Determination of potential alternate hosts for violet root rot in Ohakune carrot fields
Violet root rot (VRR), caused by the fungus Helicobasidium purpureum (anamorph Rhizoctonia crocorum), is a common problem for carrot growers in the Ohakune region of New Zealand. VRR can still be problematic even after many years of fallow, suggesting that alternative hosts may be maintaining and harbouring the disease. Seeds from a selection of common weed and pasture (ryegrass, clover and plantain) species sourced from the Ohakune area were planted into pots of steam-sterilised Ohakune soil and grown in the glasshouse. Following seedling establishment, pots were inoculated with H. purpureum.
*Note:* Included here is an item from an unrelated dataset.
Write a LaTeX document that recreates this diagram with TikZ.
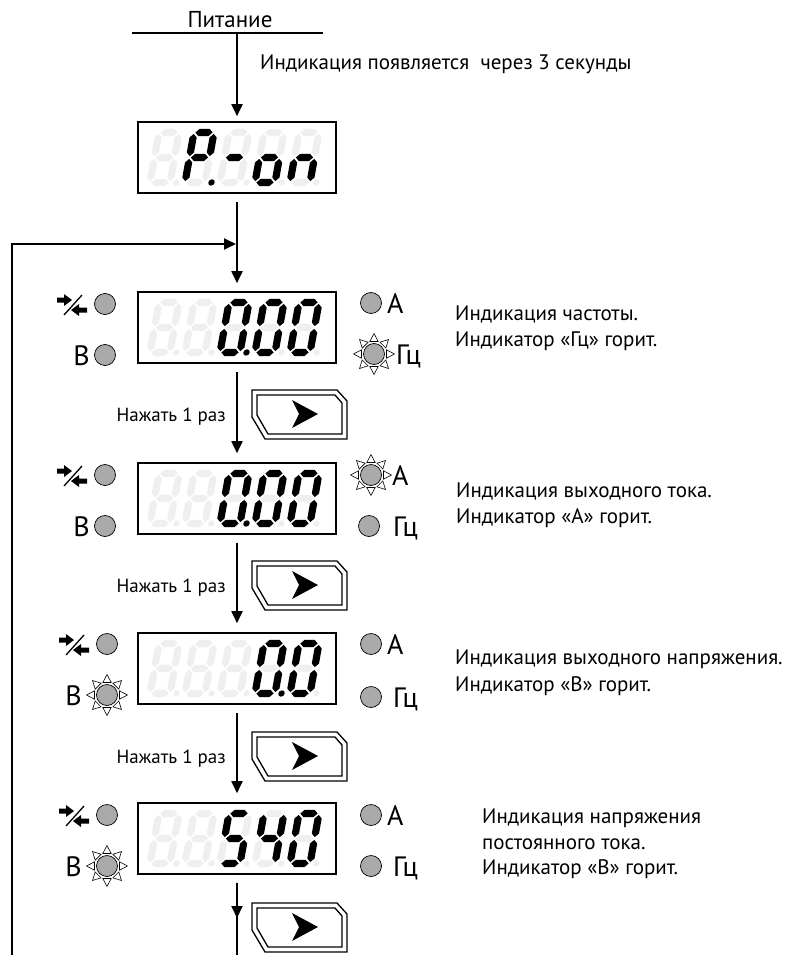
\documentclass[tikz,border=0pt]{standalone}
\usepackage{fontspec}
\setmainfont{PT Sans}
\usetikzlibrary{arrows.meta,calc}
\definecolor{ghost}{HTML}{EFEFEF}
\definecolor{ledgray}{HTML}{AAAAAA}

\newcommand\hsg[1]{\fill (1.4,#1) -- (5,{#1+3.6}) -- (15,{#1+3.6}) -- (18.6,#1) -- (15,{#1-3.6}) -- (5,{#1-3.6}) -- cycle;}
\newcommand\vsg[3]{\fill (#1,{#2+1.4}) -- ({#1+3.6},{#2+5}) -- ({#1+3.6},{#3-5}) -- (#1,{#3-1.4}) -- ({#1-3.6},{#3-5}) -- ({#1-3.6},{#2+5}) -- cycle;}
\newcommand\sgA{\hsg{50}}
\newcommand\sgB{\vsg{20}{25}{50}}
\newcommand\sgC{\vsg{20}{0}{25}}
\newcommand\sgD{\hsg{0}}
\newcommand\sgE{\vsg{0}{0}{25}}
\newcommand\sgF{\vsg{0}{25}{50}}
\newcommand\sgG{\hsg{25}}
\newcommand\sgP{\fill (26.5,0) circle (3.2pt);}
% digit: x, baseline y (px), lit segments
\newcommand\dgt[3]{%
  \begin{scope}[shift={(#1,#2)}, xslant=0.18, yscale=-1]
    \begin{scope}[fill=ghost]\sgA\sgB\sgC\sgD\sgE\sgF\sgG\sgP\end{scope}
    \begin{scope}[fill=black]\foreach \s in {#3}{\csname sg\s\endcsname}\end{scope}
  \end{scope}}
\newcommand\sunrays[1]{\foreach \a in {0,45,...,315}{\draw[fill=white, line width=0.6pt, shift={(#1)}, rotate=\a] (12.5pt,4.2pt) -- (20.5pt,0pt) -- (12.5pt,-4.2pt) -- cycle;}}
\newcommand\swp[1]{\begin{scope}[shift={(#1)}]
  \fill (-48,-6.5) -- (-41,-6.5) -- (-41,-10) -- (-33,-4) -- (-41,2) -- (-41,-1.5) -- (-48,-1.5) -- cycle;
  \fill (-18,3.5) -- (-26,3.5) -- (-26,0) -- (-34,6) -- (-26,12) -- (-26,8.5) -- (-18,8.5) -- cycle;
  \draw[line width=1.3pt] (-23,-9) -- (-41,11);
  \end{scope}}
\newcommand\btn[1]{\begin{scope}[shift={(0,#1)}]
  \draw[line width=1.3pt] (252,0) -- (337,0) -- (347,11) -- (347,49) -- (265,49) -- (252,27) -- cycle;
  \draw[line width=1.3pt] (257,5) -- (335,5) -- (342,13) -- (342,44) -- (268,44) -- (257,25) -- cycle;
  \fill (292,10) -- (318,24) -- (292,38) -- (299,24) -- cycle;
  \end{scope}}

\begin{document}
\begin{tikzpicture}[x=1pt,y=-1pt,
  arr/.style={line width=1.8pt, -{Triangle[length=12pt,width=11pt]}},
  plain/.style={line width=1.8pt},
  dispbox/.style={draw, line width=1.6pt, minimum width=198pt, minimum height=71pt, inner sep=0pt},
  led/.style={circle, draw, line width=0.7pt, fill=ledgray, minimum size=21pt, inner sep=0pt},
  lbl/.style={font=\fontsize{28}{30}\selectfont, inner sep=0pt},
  desc/.style={font=\fontsize{21}{24}\selectfont, anchor=base west, inner sep=0pt},
  press/.style={font=\fontsize{19}{22}\selectfont, anchor=base east, inner sep=0pt}]
\useasboundingbox (0,0) rectangle (788,955);
\fill[white] (0,0) rectangle (788,955);

% power
\coordinate (pwl) at (132,33); \coordinate (pwr) at (323,33);
\draw[plain] (pwl) -- (pwr);
\node[font=\fontsize{23}{26}\selectfont, anchor=base, inner sep=0pt] (pwt) at (230,28) {Питание};
\node[font=\fontsize{21}{24}\selectfont, anchor=base west, inner sep=0pt] (note) at (260,70) {Индикация появляется~ через 3 секунды};

% displays
\node[dispbox] (d1) at (237,157.5) {};
\node[dispbox] (d2) at (237,327.5) {};
\node[dispbox] (d3) at (237,498.5) {};
\node[dispbox] (d4) at (237,668.5) {};
\node[dispbox] (d5) at (237,838.5) {};

% connectors
\coordinate (pwa) at (237,33);
\draw[arr, shorten >=5pt] (pwa) -- (d1.north);
\draw[arr, shorten <=8pt, shorten >=8pt] (d1.south) -- (d2.north);
\coordinate (fbb) at (12,955); \coordinate (fbj) at (236,244);
\draw[arr] (fbb) |- (fbj);
\draw[arr, shorten <=8pt, shorten >=9pt] (d2.south) -- (d3.north);
\draw[arr, shorten <=8pt, shorten >=9pt] (d3.south) -- (d4.north);
\draw[arr, shorten <=8pt, shorten >=9pt] (d4.south) -- (d5.north);
\coordinate (bend) at (237,955); \coordinate (bmid) at (237,918);
\draw[plain, shorten <=8pt] (d5.south) -- (bend);
\draw[arr, shorten <=8pt] (d5.south) -- (bmid);

% buttons
\btn{390}\btn{561}\btn{732}\btn{903}
\node[press] (p2) at (226,421) {Нажать 1 раз};
\node[press] (p3) at (226,592) {Нажать 1 раз};
\node[press] (p4) at (226,763) {Нажать 1 раз};

% digits P-on
\dgt{150}{182.5}{}
\dgt{185}{182.5}{A,B,E,F,G,P}
\dgt{220}{182.5}{G}
\dgt{255}{182.5}{C,D,E,G}
\dgt{290}{182.5}{C,E,G}
% 0.00 (freq)
\dgt{150}{352.5}{}
\dgt{185}{352.5}{}
\dgt{220}{352.5}{A,B,C,D,E,F,P}
\dgt{255}{352.5}{A,B,C,D,E,F}
\dgt{290}{352.5}{A,B,C,D,E,F}
% 0.00 (current)
\dgt{150}{523.5}{}
\dgt{185}{523.5}{}
\dgt{220}{523.5}{A,B,C,D,E,F,P}
\dgt{255}{523.5}{A,B,C,D,E,F}
\dgt{290}{523.5}{A,B,C,D,E,F}
% 0.0 (voltage)
\dgt{150}{693.5}{}
\dgt{185}{693.5}{}
\dgt{220}{693.5}{}
\dgt{255}{693.5}{A,B,C,D,E,F,P}
\dgt{290}{693.5}{A,B,C,D,E,F}
% 540
\dgt{150}{863.5}{}
\dgt{185}{863.5}{}
\dgt{220}{863.5}{A,F,G,C,D}
\dgt{255}{863.5}{F,G,B,C}
\dgt{290}{863.5}{A,B,C,D,E,F}

% row 2 indicators
\node[led] (l2s) at (105,304) {}; \swp{l2s}
\node[led] (l2v) at (105,355) {};
\node[lbl, anchor=base east] (t2v) at (90,365) {В};
\node[led] (l2a) at (371,303) {};
\node[lbl, anchor=base west] (t2a) at (387,313) {А};
\sunrays{374,354}
\node[led] (l2h) at (374,354) {};
\node[lbl, anchor=base west] (t2h) at (396,364) {Гц};
\node[desc] (x2a) at (455,320) {Индикация частоты.};
\node[desc] (x2b) at (455,346) {Индикатор «Гц» горит.};

% row 3
\node[led] (l3s) at (105,475) {}; \swp{l3s}
\node[led] (l3v) at (105,526) {};
\node[lbl, anchor=base east] (t3v) at (90,536) {В};
\sunrays{371,475}
\node[led] (l3a) at (371,475) {};
\node[lbl, anchor=base west] (t3a) at (392,485) {А};
\node[led] (l3h) at (369,526) {};
\node[lbl, anchor=base west] (t3h) at (393,536) {Гц};
\node[desc] (x3a) at (456,497) {Индикация выходного тока.};
\node[desc] (x3b) at (456,523) {Индикатор «А» горит.};

% row 4
\node[led] (l4s) at (107,644) {}; \swp{l4s}
\sunrays{107,695}
\node[led] (l4v) at (107,695) {};
\node[lbl, anchor=base east] (t4v) at (82,705) {В};
\node[led] (l4a) at (371,644) {};
\node[lbl, anchor=base west] (t4a) at (387,654) {А};
\node[led] (l4h) at (371,697) {};
\node[lbl, anchor=base west] (t4h) at (393,707) {Гц};
\node[desc] (x4a) at (455,664) {Индикация выходного напряжения.};
\node[desc] (x4b) at (455,691) {Индикатор «В» горит.};

% row 5
\node[led] (l5s) at (107,815) {}; \swp{l5s}
\sunrays{107,866}
\node[led] (l5v) at (107,866) {};
\node[lbl, anchor=base east] (t5v) at (82,876) {В};
\node[led] (l5a) at (371,815) {};
\node[lbl, anchor=base west] (t5a) at (387,825) {А};
\node[led] (l5h) at (371,866) {};
\node[lbl, anchor=base west] (t5h) at (393,876) {Гц};
\node[desc] (x5a) at (482,823) {Индикация напряжения};
\node[desc] (x5b) at (482,849) {постоянного тока.};
\node[desc] (x5c) at (482,874) {Индикатор «В» горит.};
\end{tikzpicture}
\end{document}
Four and a half months post inoculation, all plants were assessed visually, and then well-rinsed root samples were taken for DNA extraction and PCR testing. Of the nine weed species assessed, all tested positive for H. purpureum by PCR, and seven had visual symptoms on plants. For the twelve pasture species assessed, ten tested positive for H. purpureum by PCR, while eight had visual symptoms on plants. Some plants, in particular various clovers, plantain and dock, had numerous sclerotia on the outside of roots. These results indicate that alternate hosts in pasture or fallowed fields are capable of harbouring H. purpureum.